Are you looking forward to Christmas? How easy is it to answer no if that is the truthful answer?
There are all sorts of reasons why Christmas is difficult. The first Christmas after a loss whether through bereavement or divorce or break up or moving is always difficult. Memories flood back of happier times or just different times that we were more comfortable with. I can never see the film ET without remembering that was the last Christmas Dad was with us.
In some of the work I have been doing around Christmas I have tried to at least hint at elephants in the room, those we have lost, our own insecurities, feelings of marginalization, risk taking, the future…

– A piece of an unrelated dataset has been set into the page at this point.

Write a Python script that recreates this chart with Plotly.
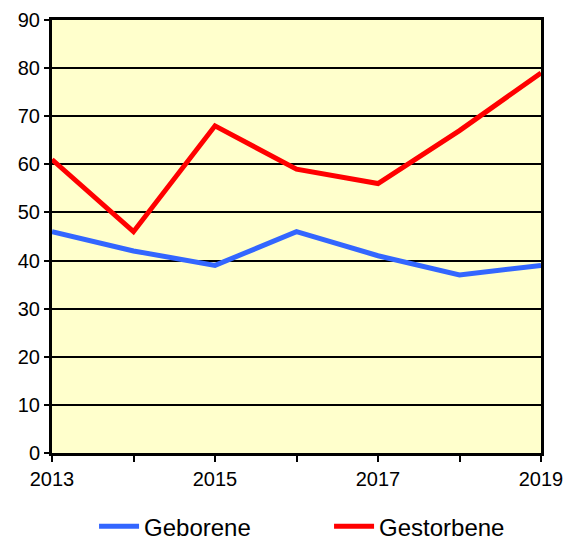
import plotly.graph_objects as go

years = [2013, 2014, 2015, 2016, 2017, 2018, 2019]
geborene = [46, 42, 39, 46, 41, 37, 39]
gestorbene = [61, 46, 68, 59, 56, 67, 79]
x_tick_labels = ["2013", "", "2015", "", "2017", "", "2019"]
y_ticks = [0, 10, 20, 30, 40, 50, 60, 70, 80, 90]

fig = go.Figure()
fig.add_trace(go.Scatter(x=years, y=geborene, mode="lines", name="Geborene",
                         line=dict(color="#3366FF", width=5)))
fig.add_trace(go.Scatter(x=years, y=gestorbene, mode="lines", name="Gestorbene",
                         line=dict(color="#FF0000", width=5)))

font = dict(family="Liberation Sans, Arial, sans-serif", size=20, color="black")

fig.update_layout(
    width=566, height=540,
    margin=dict(l=52, r=25, t=20, b=87, autoexpand=False),
    paper_bgcolor="white",
    plot_bgcolor="#FFFFCC",
    font=font,
    showlegend=True,
    legend=dict(orientation="h", x=0.086, xanchor="left", y=-0.17, yanchor="middle",
                font=dict(size=24), entrywidth=180, entrywidthmode="pixels",
                itemwidth=40, bgcolor="rgba(0,0,0,0)"),
    xaxis=dict(range=[2013, 2019], tickvals=years, ticktext=x_tick_labels,
               ticks="outside", ticklen=6, tickwidth=2, tickcolor="black",
               showline=True, linewidth=3, linecolor="black", mirror=True,
               showgrid=False, zeroline=False, tickfont=dict(size=20),
               automargin=False),
    yaxis=dict(range=[0, 90], tickvals=y_ticks, ticks="outside", ticklen=5,
               tickwidth=2, tickcolor="black",
               showline=True, linewidth=3, linecolor="black", mirror=True,
               showgrid=True, gridcolor="black", gridwidth=2, zeroline=False,
               tickfont=dict(size=20), automargin=False),
)

fig.write_html("out.html", config={"displayModeBar": False},
               post_script="document.body.style.margin='0';document.body.style.overflow='hidden';")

As we spend time with our families and friends over Christmas there may be a whole load of taboo subjects we ignore and it is reassuring for me that this may well have been the case at the first Christmas. Did anyone actually have the nerve to comment to Joseph about Mary’s unexpected pregnancy? Did Joseph speculate about what it would be like to be a stepfather? Did Mary ever say she wasn’t sure she was good enough to be the mother of God?
Sometime the elephant in the room needs naming – someone needs to have the courage to say what everyone is thinking or ask the question that is lingering in the background. Sometimes it is easier to pretend there is no elephant.
And sometimes we have the joy of celebrating relationships where there is no elephant!
This is the version of the poem that Paul uses in his work:
There’s an elephant in the room.
It is large and squatting, so it is hard to get around it.
Yet we squeeze by it with ‘How are you?’ and ‘I’m fine’ . . .
And a thousand other forms of trivial chatter.
We talk about the weather.
We talk about work.
We talk about everything else . . .
except the elephant in the room.
We all know it is there.
We are thinking about the elephant as we talk together.
It is constantly on our minds.
For you see, it is a very big elephant.
It has hurt us all.
But we do not talk about the elephant in the room.
Oh, please say the name.
Oh, please say it again.
Oh, please, let’s talk about the elephant in the room.
For if we talk about it’s presence
perhaps we can acknowledge it’s there.
Can I say it to you and we talk about it
for if I cannot, then you are leaving me
alone . . . in a room . . . with an elephant.